One of the advantages of not really training for anything is I am not running very far.  That means when I headed out the door I only had to endure about a half our of being drenched.  And drenched I got.  Carolyn, on the other hand, because of her bad luck in qualifying for Boston had to do a nice sixteen miles around a fog-cloaked Mummy Mountain in the rain.

Running down the streets, I felt as if I was on an obstacle course as I certainly wasn’t doing the old point A to point B straight line thing, avoiding what some may consider puddles, but I viewed them more as brooks or perhaps lagoons.  There was some hopping, skipping, a little triple jump action and some general sloshing. I tried running down the middle of the street where the road was crowned but traffic wasn’t too supportive of my endeavor.  When I tried the shoulder or sidewalk the cars rewarded me with a nice rooster tail of spray.

During the run I ran in to a gaggle of walkers with bibs wrapped in plastic or covered with umbrellas.  A couple had the unfortunate pleasure of no protection from the rain.  Turns out there was the Urban Challenge, a city wide scavenger hunt taking place today.  I chatted with them for a little bit and they had good spirits.  I gladly suggested the best route to their next checkpoint.  I really hope I was right.

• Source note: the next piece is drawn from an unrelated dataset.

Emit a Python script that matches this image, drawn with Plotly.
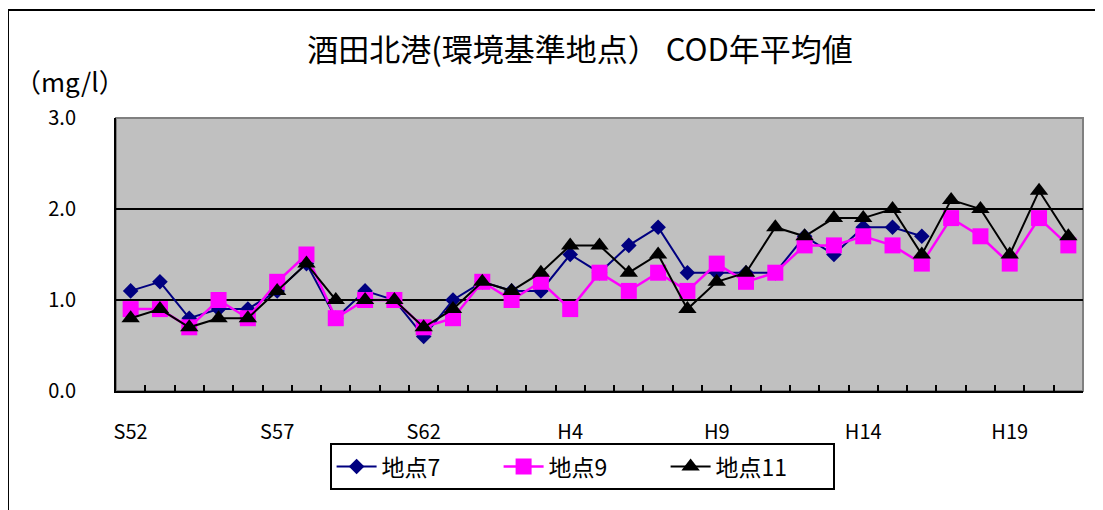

Needless to say It was a fun change and there is something wonderful about running in the rain. Oddly the run just feels more pure, kinda like when you run at sunrise or isolated trail run.  I am not sure I would feel the same way if I lived in Portland, but here in Phoenix it was great.  My shoes are stuffed with paper towels in hope they dry out by tomorrow and I had a general sogginess feeling that a shower was no cure, but for the occasional run, it couldn’t have been better weather.